Those missions are expensive endeavors that stretch the fiscal limits of the National Aeronautics and Space Administration and cause politicians to wince when it is time to write budgets for the coming year. Curiosity, which sent back color pictures Tuesday of the Martian surface, cost $2.5 billion.
Or, as NASA administrator Charles Bolden told The Washington Post, Curiosity cost the equivalent of every person in the United States buying one movie ticket.
NASA officials are calling this Mars landing “the mission of the decade” for the U.S. space program. President Obama has described the landing — which happened after an eight-month, 352-million mile voyage — as “an unprecedented feat of technology that will stand as a point of national pride far into the future.”
We agree. Missions to Mars fail more often than they succeed; thus far, Curiosity seems to be meeting the lofty expectations that come with such steep cost.
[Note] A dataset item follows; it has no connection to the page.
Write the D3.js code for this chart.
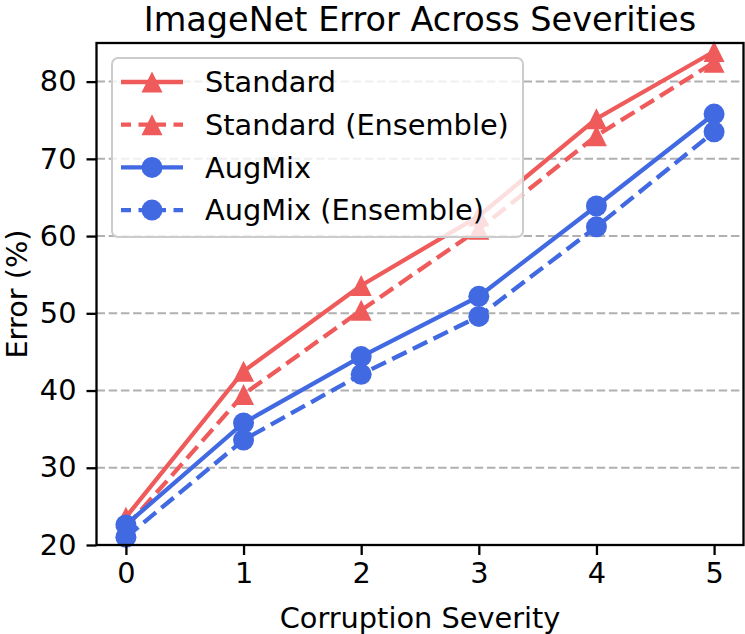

Critics of America’s space program point to the obvious — the money — and say the nation no longer reaps enough tangible benefits from it to warrant the cost. NASA is already facing severe budget cuts, like many government-funded agencies, and it can’t reach the International Space Station because of the ending of the Space Shuttle program. (Our friends in Huntsville surely have strong opinions about that.)
NASA has seen better days. But critics who say the $2.5 billion spent on this latest Martian landing are missing the bigger picture of the space program’s value.
This isn’t the Hollywood make-believe of Captain Kirk. This is real science, the exploration of the planets around us. What we learn is incremental; discoveries today become the building blocks of scientific understandings of tomorrow. And, as for national pride, well, yes, it feels good to have American scientists working on long-range plans to one day send astronauts to Mars.
The “mission of the decade?” That title perfectly fits.